Phase 4: Rise of Extremism. Economic inequality precipitates the rise of "leveling" (leftist) movements. Anger at cultural change and fear of competition with immigrants, mixed with displaced anger over inequality, precipitate the rise of reactionary (rightist) movements. Rightists and leftists feed off of each other, each portraying the other as an existential threat in order to frighten the populace into turning to the opposite extreme. Extremist politicians abuse veto points in political systems to paralyze governments and make countries effectively ungovernable.
Phase 5: Economic Slowdown. The collapse of a global bubble (from 3c) begins a protracted worldwide economic slowdown. For whatever reason - overhang of debt? extrapolative expectations? hysteresis? secular stagnation? some weird disruption to trade networks? - the economy does not recover quickly to previous growth rates. Because of extremist control of veto points, policy is unable to respond to the slowdown. Centrists on both the left and right are discredited and toppled.
Phase 6: War. Extremists may fight each other in civil wars. Alternatively, geopolitical disruptions may lead to international conflict between new and incumbent powers. Extremists push their governments toward fighting external enemies, assassinating or toppling moderate leaders who refuse to fight. If a country is too weak to fight external enemies, or if no such enemies are close by, civil war results instead.
Phase 7: New Order. Out of the chaos and destruction of the wars emerges a new stable geopolitical order. Left-right extremist conflicts cause society to be exhausted by violence, and moderates slowly return to power. The exigencies of war cause governments to reestablish control over their economies, creating a new set of vested interests and protected incumbents. Inequality is dramatically reduced by destruction of wealth in wars. New incumbents provide a new "social model" that creates economic security for the masses.
This is basically a description of what happened in the late 19th and early 20th century, along with a number of assumptions about why it happened. Obviously there will never be enough data to confirm or refute this complex, slow, and sweeping of a theory - not in our lifetime, anyway.
But it's interesting to think about recent events as possibly corresponding to this sort of cycle. Here's how the modern world fits into the pattern:
Phase 1: Technological Change. The IT revolution, computers, the internet, automation, mobile communication.
Phase 2: Globalization.
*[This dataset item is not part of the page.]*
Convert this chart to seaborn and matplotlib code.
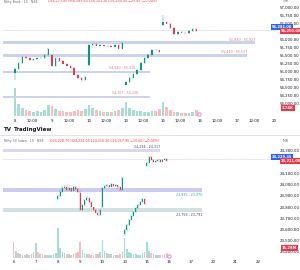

The huge wave of global growth between 1990 and 2008. Globalized supply chains. A huge Latin American immigration flow into the U.S., and a huge Middle Eastern immigrant flow into Europe.
Phase 3a: Inequality. Rising income and wealth inequality everywhere. Stagnating wages in rich countries. An explosion in the number of billionaires. Soaring college tuition as workers desperately try to get skills.
Phase 3b: Cultural Change. Greater economic opportunity and equality for women, due to the service economy. A rise in divorce and single parenthood, and a drop in marriage. Sex culture spreading via the Internet. The decline of religion.
Phase 3c: Financialization: The explosion of financial profits and output as percentages of the total.
Phase 3d: Geopolitical Shift: The rise of China and the recovery of Russia, and (most importantly) the de facto alliance between the two.
Phase 4: Rise of Extremism. The steady polarization of American politics. Skyrocketing use of the filibuster. The Tea Party. The debt ceiling crisis. Trump. Sanders. Fox vs. MSNBC. Le Pen. The British National Party. Syriza and Golden Dawn. The Zaitokukai. Campus anti-speech movements. Online wars between leftist "SJWs" and rightists (GamerGate, etc.). The normalization of the terms "fascist" and "socialist". Illiberalism on both sides of the political spectrum.
Phase 5: Economic Slowdown: The 2008 crisis and the Great Recession, the Euro crisis and the China slowdown and the emerging markets slowdown.
Phase 6: War. Let's hope not...
I know this big sweeping theory, like all such theories, is untestable hand-waving and blatant overfitting. But it's kind of interesting, isn't it? And also disturbing.